Not too long ago New Yorkers had the closure of St. Vincent’s Hospital close and now with some of the hospitals taking up the slack, Aetna patients may have one less affordable choice.
The hospitals stated the amounts offered in the contract were not enough to enable covering their fixed costs, and to make up the difference, the out of network charges will apply and 20-30% of the services would be paid by the patient. BD
It could cost a lot more for thousands of New Yorkers to get treated at some of the city's top medical centers after a deal crumbled between the hospitals and Aetna.
The insurance giant pulled the plug on its contract with Continuum Health Partners on June 5 after talks to negotiate a new three-year reimbursement deal broke down.
The move covers Beth Israel Medical Center, New York Eye and Ear Infirmary and St. Luke's-Roosevelt Hospital, all in Manhattan, and Beth Israel's Kings Highway Division and Long Island College Hospital in Brooklyn.

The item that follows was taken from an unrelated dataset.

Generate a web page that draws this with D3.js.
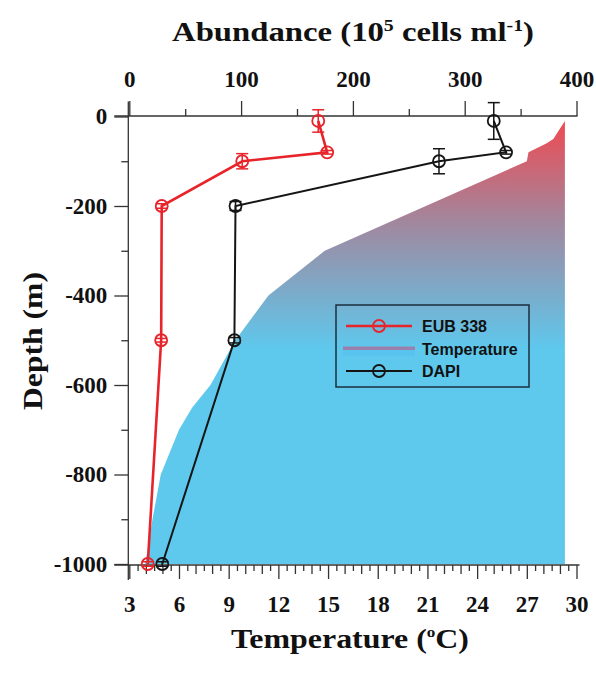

It really makes no sense why they are doing this except to keep the pressure on us. And with Medicare and Medicaid paying us less, it becomes impossible for us to cover our costs. We can't end up like [bankrupt] St. Vincent's [hospital]," Levin said.
Aetna customers can still go to the Continuum hospitals, but they will be reimbursed at the more expensive "out-of-network" rate.
Most are likely to have to pay 20% to 30% of hospital services rather than get 100% reimbursement.